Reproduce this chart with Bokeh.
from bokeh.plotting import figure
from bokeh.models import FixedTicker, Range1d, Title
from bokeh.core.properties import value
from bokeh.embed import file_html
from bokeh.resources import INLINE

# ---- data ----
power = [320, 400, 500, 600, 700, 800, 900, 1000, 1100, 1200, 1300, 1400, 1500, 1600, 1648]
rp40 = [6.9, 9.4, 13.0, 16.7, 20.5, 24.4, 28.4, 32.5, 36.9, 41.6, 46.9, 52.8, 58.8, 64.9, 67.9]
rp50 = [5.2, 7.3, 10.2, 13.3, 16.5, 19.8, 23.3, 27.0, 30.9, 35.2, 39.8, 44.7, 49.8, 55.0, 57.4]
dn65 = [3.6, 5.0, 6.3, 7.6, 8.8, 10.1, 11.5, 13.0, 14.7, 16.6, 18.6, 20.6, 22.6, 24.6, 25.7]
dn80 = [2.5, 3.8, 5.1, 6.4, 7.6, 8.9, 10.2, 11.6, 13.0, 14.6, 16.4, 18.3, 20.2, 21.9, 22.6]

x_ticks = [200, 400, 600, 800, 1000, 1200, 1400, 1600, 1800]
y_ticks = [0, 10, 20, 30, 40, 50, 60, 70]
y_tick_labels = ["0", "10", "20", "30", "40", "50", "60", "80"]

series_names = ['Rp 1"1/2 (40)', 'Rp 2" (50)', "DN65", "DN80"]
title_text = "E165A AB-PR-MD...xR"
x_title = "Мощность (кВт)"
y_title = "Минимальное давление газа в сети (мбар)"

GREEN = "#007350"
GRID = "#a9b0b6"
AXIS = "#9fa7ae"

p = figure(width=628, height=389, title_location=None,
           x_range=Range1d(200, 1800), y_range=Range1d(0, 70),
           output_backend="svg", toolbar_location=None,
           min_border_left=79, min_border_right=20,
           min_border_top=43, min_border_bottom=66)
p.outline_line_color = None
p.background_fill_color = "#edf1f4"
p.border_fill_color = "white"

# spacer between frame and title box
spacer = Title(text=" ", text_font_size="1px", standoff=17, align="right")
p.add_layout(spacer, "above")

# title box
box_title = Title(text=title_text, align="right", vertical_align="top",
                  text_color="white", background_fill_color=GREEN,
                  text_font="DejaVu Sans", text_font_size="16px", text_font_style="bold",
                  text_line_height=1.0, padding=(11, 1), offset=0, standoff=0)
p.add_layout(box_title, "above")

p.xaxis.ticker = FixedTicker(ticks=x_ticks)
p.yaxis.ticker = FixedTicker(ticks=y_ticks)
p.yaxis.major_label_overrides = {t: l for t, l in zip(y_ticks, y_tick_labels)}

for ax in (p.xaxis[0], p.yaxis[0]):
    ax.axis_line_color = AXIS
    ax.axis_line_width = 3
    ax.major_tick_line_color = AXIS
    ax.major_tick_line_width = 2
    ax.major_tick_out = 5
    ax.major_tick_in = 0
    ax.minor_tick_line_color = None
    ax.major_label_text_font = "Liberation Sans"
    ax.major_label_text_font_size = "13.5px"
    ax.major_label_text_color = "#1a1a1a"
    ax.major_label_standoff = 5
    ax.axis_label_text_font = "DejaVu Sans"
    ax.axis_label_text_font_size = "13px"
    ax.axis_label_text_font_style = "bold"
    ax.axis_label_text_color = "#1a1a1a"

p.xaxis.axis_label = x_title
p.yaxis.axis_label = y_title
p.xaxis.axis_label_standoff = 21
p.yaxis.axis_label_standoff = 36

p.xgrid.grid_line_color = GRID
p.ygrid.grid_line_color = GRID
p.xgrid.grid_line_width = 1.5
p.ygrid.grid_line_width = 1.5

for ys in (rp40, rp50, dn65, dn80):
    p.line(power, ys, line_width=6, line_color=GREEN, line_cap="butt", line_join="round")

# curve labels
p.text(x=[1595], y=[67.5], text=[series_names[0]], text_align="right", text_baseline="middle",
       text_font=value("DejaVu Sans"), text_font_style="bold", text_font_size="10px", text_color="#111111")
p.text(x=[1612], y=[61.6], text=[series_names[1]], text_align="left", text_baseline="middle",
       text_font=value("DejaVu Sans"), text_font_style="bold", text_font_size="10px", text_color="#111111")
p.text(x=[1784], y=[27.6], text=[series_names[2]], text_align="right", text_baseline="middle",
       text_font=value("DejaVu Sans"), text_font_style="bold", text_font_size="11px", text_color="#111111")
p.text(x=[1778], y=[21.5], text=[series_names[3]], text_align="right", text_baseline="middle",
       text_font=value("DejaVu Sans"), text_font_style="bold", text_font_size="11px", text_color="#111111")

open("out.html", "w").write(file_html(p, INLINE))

--

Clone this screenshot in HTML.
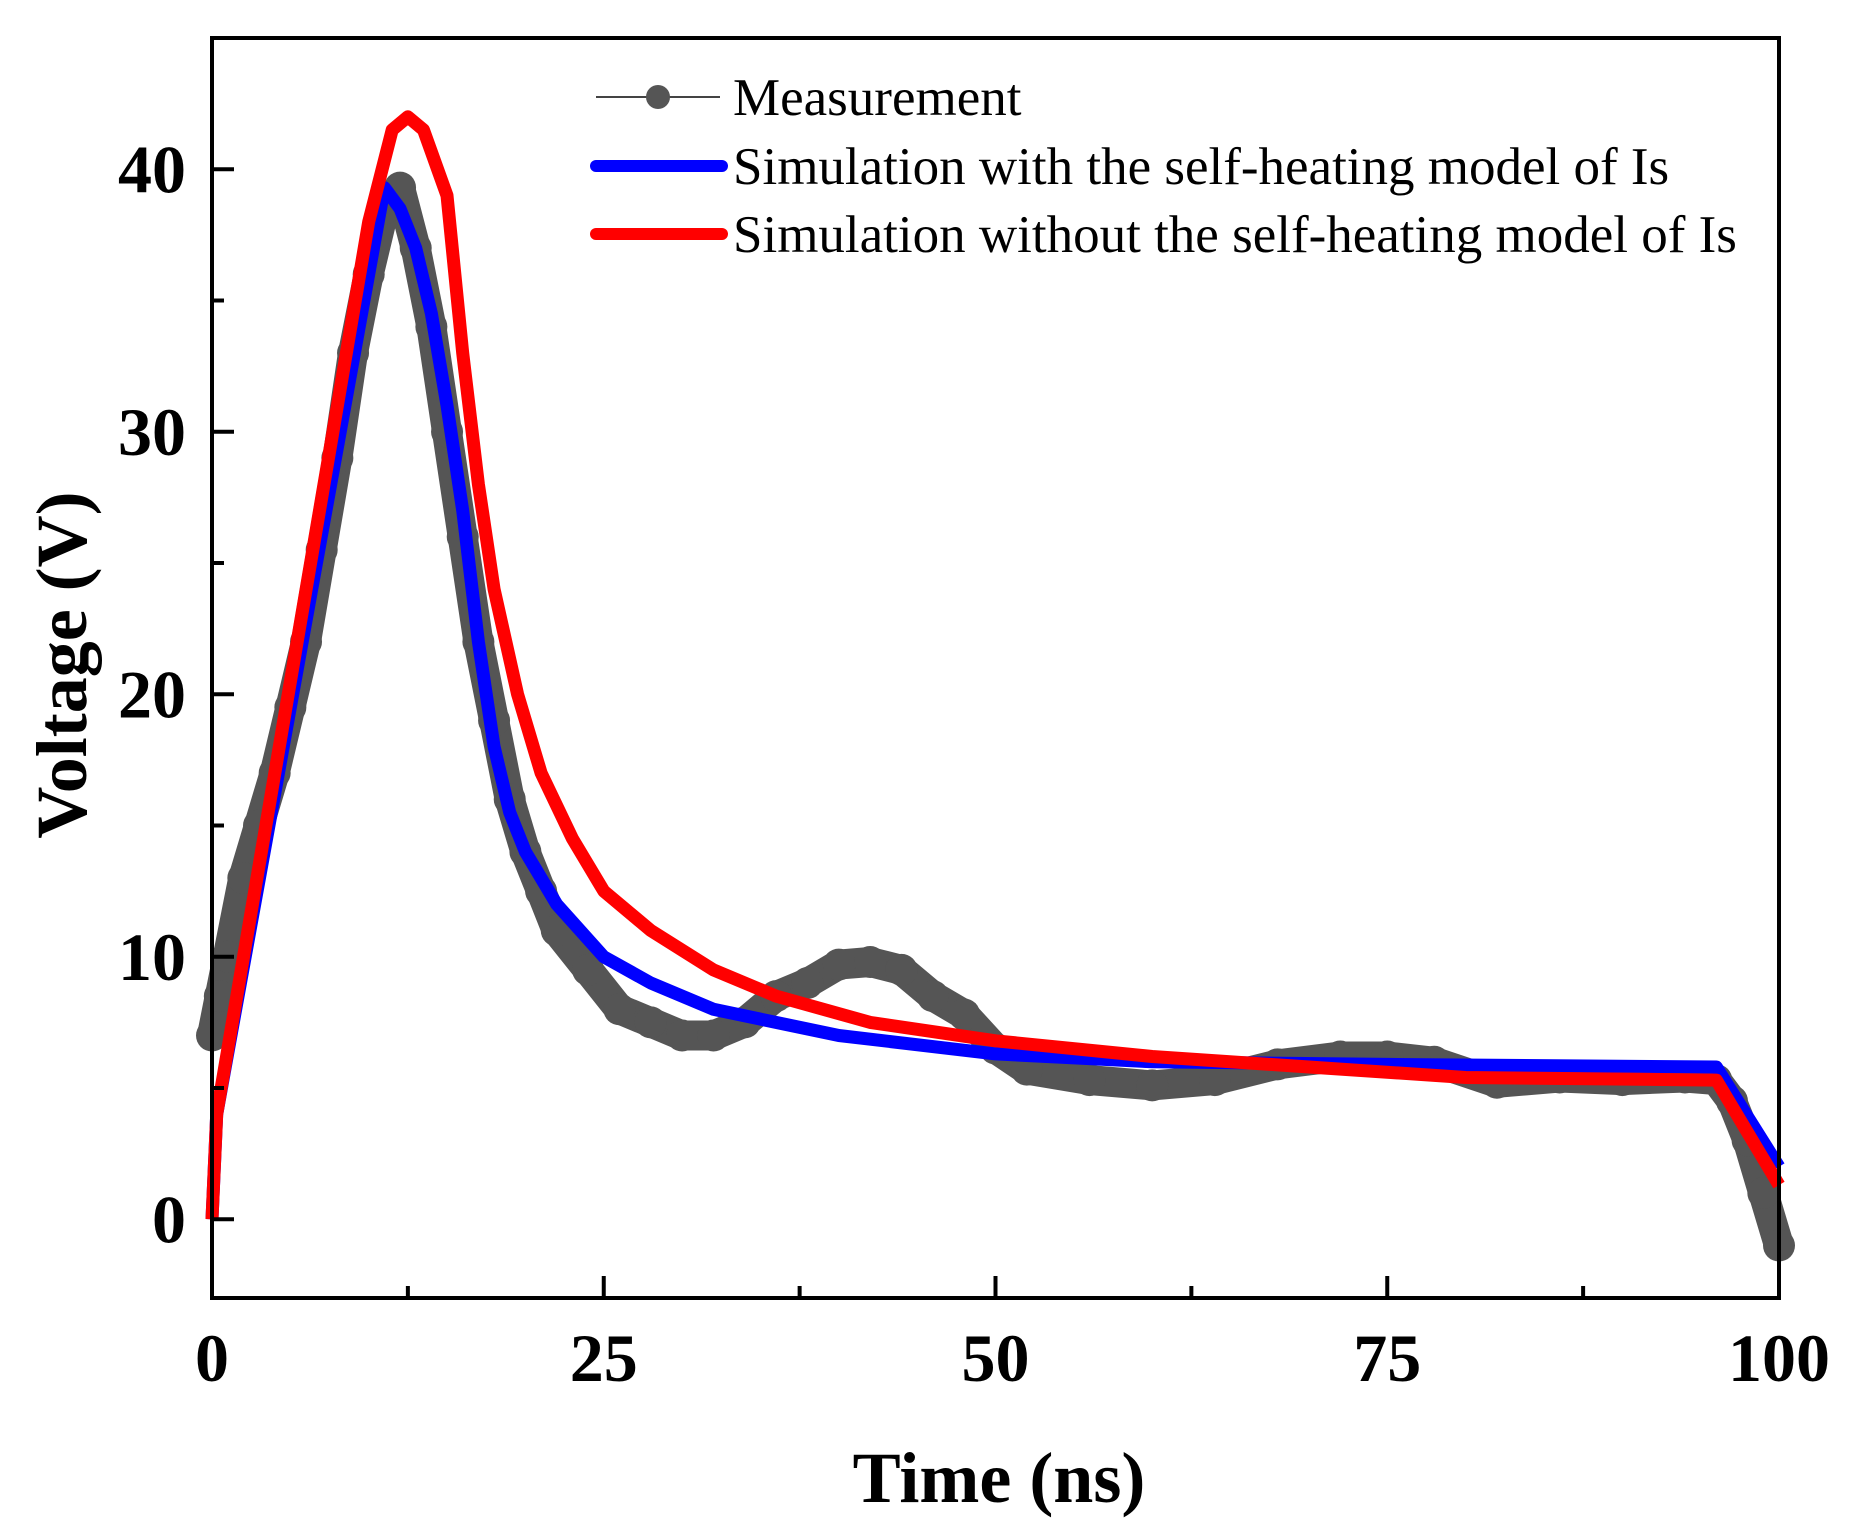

→ **Brief**: Transcribe exactly, and only, the lines beginning at the line containing "Reproduce this chart with Bokeh." and ending at the line containing "20.2, 21.9, 22.6]", both inclusive.

→ **Written response**:
Reproduce this chart with Bokeh.
from bokeh.plotting import figure
from bokeh.models import FixedTicker, Range1d, Title
from bokeh.core.properties import value
from bokeh.embed import file_html
from bokeh.resources import INLINE

# ---- data ----
power = [320, 400, 500, 600, 700, 800, 900, 1000, 1100, 1200, 1300, 1400, 1500, 1600, 1648]
rp40 = [6.9, 9.4, 13.0, 16.7, 20.5, 24.4, 28.4, 32.5, 36.9, 41.6, 46.9, 52.8, 58.8, 64.9, 67.9]
rp50 = [5.2, 7.3, 10.2, 13.3, 16.5, 19.8, 23.3, 27.0, 30.9, 35.2, 39.8, 44.7, 49.8, 55.0, 57.4]
dn65 = [3.6, 5.0, 6.3, 7.6, 8.8, 10.1, 11.5, 13.0, 14.7, 16.6, 18.6, 20.6, 22.6, 24.6, 25.7]
dn80 = [2.5, 3.8, 5.1, 6.4, 7.6, 8.9, 10.2, 11.6, 13.0, 14.6, 16.4, 18.3, 20.2, 21.9, 22.6]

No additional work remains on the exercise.